The Union Ministry of Shipping has instructed the expert land development committee to ensure that the proposal of Mumbai Port Land Development Authority (MPLDA) that proposed development of 1800 acres of land should function directly under the port trust.
This is contrary to the recommendation that has been made by the panel in its yet-to-be-submitted draft report. In the report, the panel has stated that the MPLDA should be an autonomous special planning authority.
The decision was communicated in a meeting of Union Shipping Minister Nitin Gadkari with committee chairperson Rani Jadhav in Delhi earlier this week. The panel is now expected to incorporate the ministry’s suggestions before submitting its report which maps ways and means to effectively utilise the 28-km stretch of defunct land along Mumbai’s eastern coastline from Colaba to Wadala.
While Jadhav was not available for comments, members from land development committee feel that any bid to bring the authority under the Mumbai Port Trust’s (MbPT) control would defeat the very purpose of setting up such an agency.

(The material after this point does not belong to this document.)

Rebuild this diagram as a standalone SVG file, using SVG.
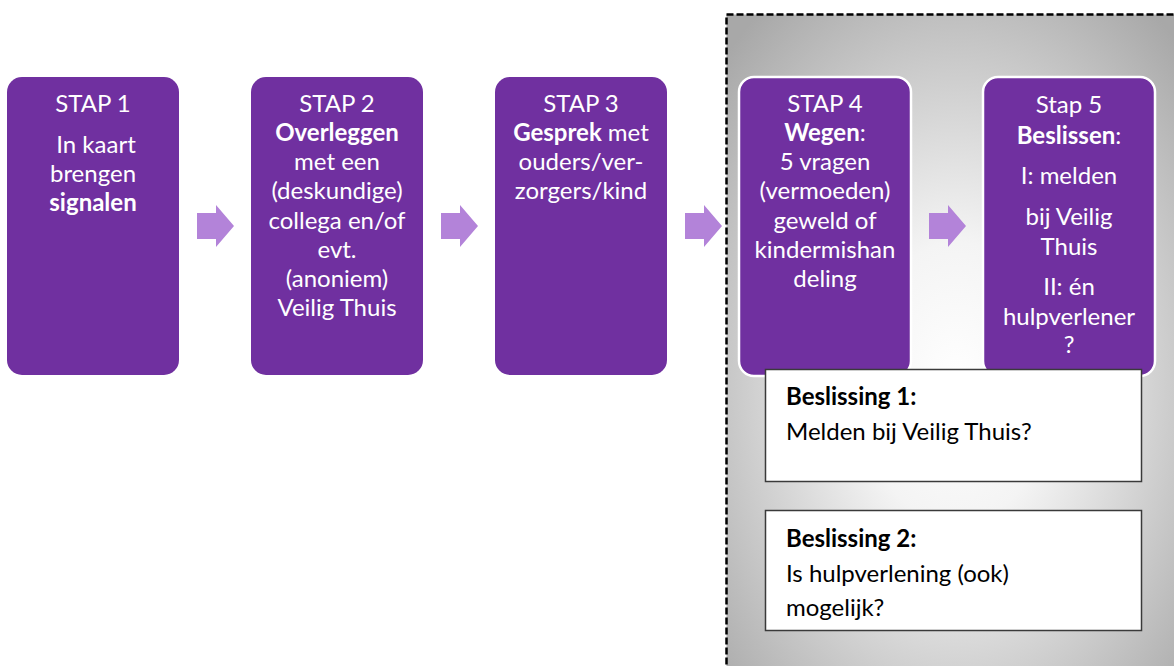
<svg xmlns="http://www.w3.org/2000/svg" width="1174" height="666" viewBox="0 0 1174 666">
<defs>
<radialGradient id="bg" cx="0.5" cy="0.55" r="0.7">
<stop offset="0" stop-color="#ffffff"/>
<stop offset="0.3" stop-color="#f4f4f4"/>
<stop offset="1" stop-color="#a8a8a8"/>
</radialGradient>
<style>
.step{fill:#7030a0;}
.hl{stroke:#ffffff;stroke-width:2.5;}
.t{font-family:Lato,"Liberation Sans",sans-serif;font-size:24px;fill:#ffffff;text-anchor:middle;}
.b{font-weight:bold;}
.dec{fill:#ffffff;stroke:#3a3a3a;stroke-width:1.5;}
.d{font-family:Lato,"Liberation Sans",sans-serif;font-size:24px;fill:#000000;}
.arr{fill:#b383d9;}
</style>
</defs>
<rect width="1174" height="666" fill="#ffffff"/>
<g id="region">
<rect x="726.5" y="14.5" width="460" height="670" fill="url(#bg)" stroke="#000000" stroke-width="2.5" stroke-dasharray="7 3"/>
</g>
<g id="connectors">
<path class="arr" d="M197 213H216V205L234 226L216 247V239H197Z"/>
<path class="arr" d="M441 213H460V205L478 226L460 247V239H441Z"/>
<path class="arr" d="M685 213H704V205L722 226L704 247V239H685Z"/>
<path class="arr" d="M929 213H948V205L966 226L948 247V239H929Z"/>
</g>
<g id="stap1">
<rect class="step" x="7" y="77" width="172" height="298" rx="15"/>
<text class="t" x="93" y="112">STAP 1</text>
<text class="t" x="96" y="153">In kaart</text>
<text class="t" x="93" y="182">brengen</text>
<text class="t b" x="93" y="211">signalen</text>
</g>
<g id="stap2">
<rect class="step" x="251" y="77" width="172" height="298" rx="15"/>
<text class="t" x="337" y="112">STAP 2</text>
<text class="t b" x="337" y="141">Overleggen</text>
<text class="t" x="337" y="170">met een</text>
<text class="t" x="337" y="199">(deskundige)</text>
<text class="t" x="337" y="229">collega en/of</text>
<text class="t" x="337" y="258">evt.</text>
<text class="t" x="337" y="287">(anoniem)</text>
<text class="t" x="337" y="316">Veilig Thuis</text>
</g>
<g id="stap3">
<rect class="step" x="495" y="77" width="172" height="298" rx="15"/>
<text class="t" x="581" y="112">STAP 3</text>
<text class="t" x="581" y="141"><tspan class="b">Gesprek</tspan> met</text>
<text class="t" x="581" y="170">ouders/ver-</text>
<text class="t" x="581" y="199">zorgers/kind</text>
</g>
<g id="stap4">
<rect class="step hl" x="739" y="77" width="172" height="299" rx="15"/>
<text class="t" x="825" y="112">STAP 4</text>
<text class="t" x="825" y="141"><tspan class="b">Wegen</tspan>:</text>
<text class="t" x="825" y="170">5 vragen</text>
<text class="t" x="825" y="199">(vermoeden)</text>
<text class="t" x="825" y="229">geweld of</text>
<text class="t" x="825" y="258">kindermishan</text>
<text class="t" x="825" y="287">deling</text>
</g>
<g id="stap5">
<rect class="step hl" x="983" y="77" width="172" height="299" rx="15"/>
<text class="t" x="1069" y="113">Stap 5</text>
<text class="t" x="1069" y="144"><tspan class="b">Beslissen</tspan>:</text>
<text class="t" x="1069" y="184">I: melden</text>
<text class="t" x="1069" y="225">bij Veilig</text>
<text class="t" x="1069" y="255">Thuis</text>
<text class="t" x="1069" y="295">II: én</text>
<text class="t" x="1069" y="325">hulpverlener</text>
<text class="t" x="1069" y="353">?</text>
</g>
<g id="beslissing1">
<rect class="dec" x="765.5" y="369.5" width="376" height="112"/>
<text class="d b" x="786" y="405">Beslissing 1:</text>
<text class="d" x="786" y="440">Melden bij Veilig Thuis?</text>
</g>
<g id="beslissing2">
<rect class="dec" x="765.5" y="510.5" width="376" height="120"/>
<text class="d b" x="786" y="547">Beslissing 2:</text>
<text class="d" x="786" y="582">Is hulpverlening (ook)</text>
<text class="d" x="786" y="616">mogelijk?</text>
</g>
</svg>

In its draft report, the panel had detailed how the central government should amend the Major Port Trusts Act, 1963, so as to enable setting up of the MPLDA and at the same time allow the port trust to go beyond port operation and take up land development.
The agency would then be in charge of executing proposed plans for creating mass transit corridors, business and export zones, tourism and entertainment hubs and green open spaces along the stretch.
“The MbPT is a loss-making entity. The idea of setting up an independent agency was to move out of that structure and give it the financial autonomy it requires to take decisions in order to develop the land to its optimal use,” said a member.
Moreover, members point out that bringing the land development authority directly under the aegis of the port trust would also create a major conflict of interest and mar its transparent functioning. “Several of the leases, that have expired long ago or have breached tenancy conditions, are held by some of the trustees in the port trust. They cannot be expected to take a fair call on action to be taken in such cases,” said a member.
There are 3,000-odd lessees on 47 per cent of the total port land; half of these have expired and are caught in legal tussles. Of the total lease-held land, merely five per cent is vacant while 68 per cent is on long-lease and rest have a tenure ranging up to 15 months.
In course of development of the land in future, under the Public Premises Act the unauthorised sub-lessees or those who are using the premises for purposes other than what it was originally allotted for can be evicted.